CORE ARCHITECTURE OF ADSP-21xx
ADSP-21xx family DSP's are used in high speed numeric processing applications.
ADSP-21xx architecture consists of Five Internal Buses
· Program Memory Address(PMA)
· Data memory address (DMA)
· Program memory data(PMD)
· Data memory data (DMD) and Result (R)
· Three Computational Units are
Arithmetic logic unit (ALU)
· Two Data Address generators (DAG)
· Program sequencer
· On chip peripheral Options
· Data Memory
· Serial Port
Block Diagram of Architecture
The ADSP-21xx processors have five internal buses to ensure data transfer.
1.PMA and DMA buses are used internally for addresses associated with Program and data memory. The PMD and DMD are used for data associated with memory spaces. Off Chip, the buses are multiplexed into a single external address bus and a single external data bus. The address spaces are selected by the appropriate control signal.

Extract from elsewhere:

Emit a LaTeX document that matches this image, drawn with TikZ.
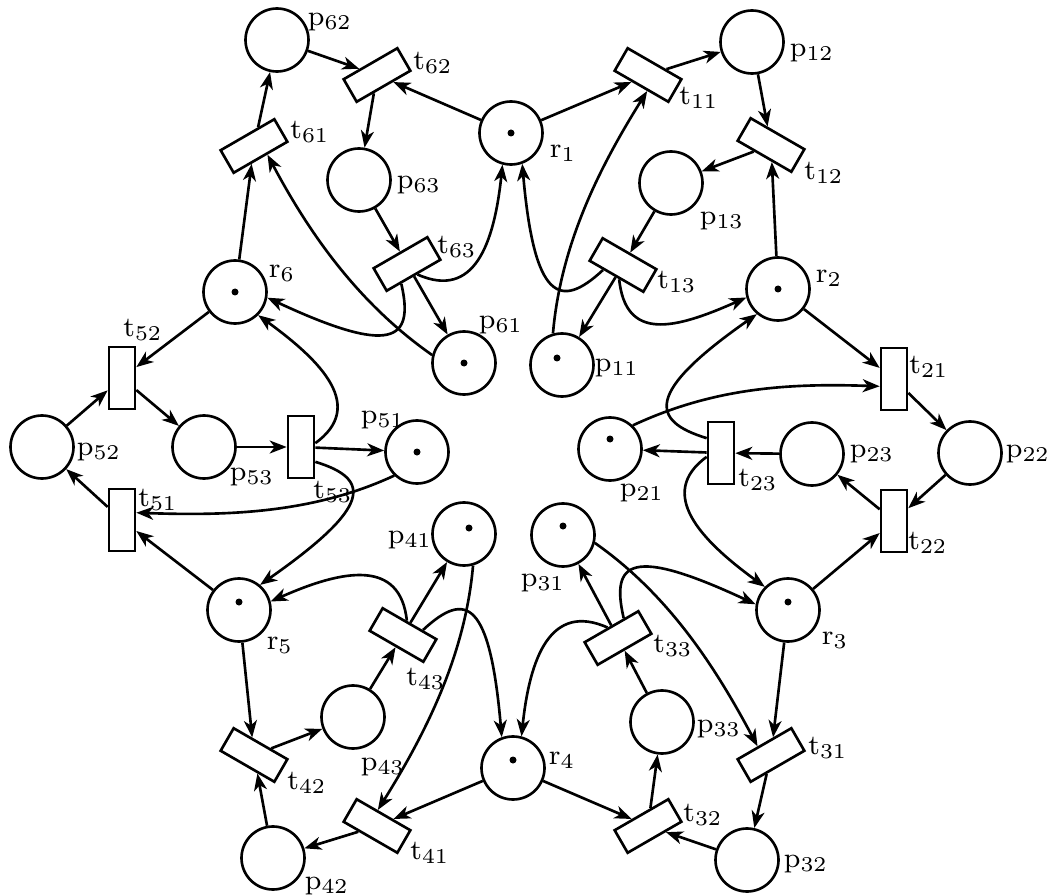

2.The result (R) bus transfers the intermediate results directly between various computational units.
3.PMA bus is 14-bits wide allowing direct access of up to 16k words of code and data. PMD bus is 24 bits wide to accommodate the 24 bit instruction width.
The DMA bus 14 bits wide allowing direct access of up to 16k words of data.The DMD bus is 16 bit wide.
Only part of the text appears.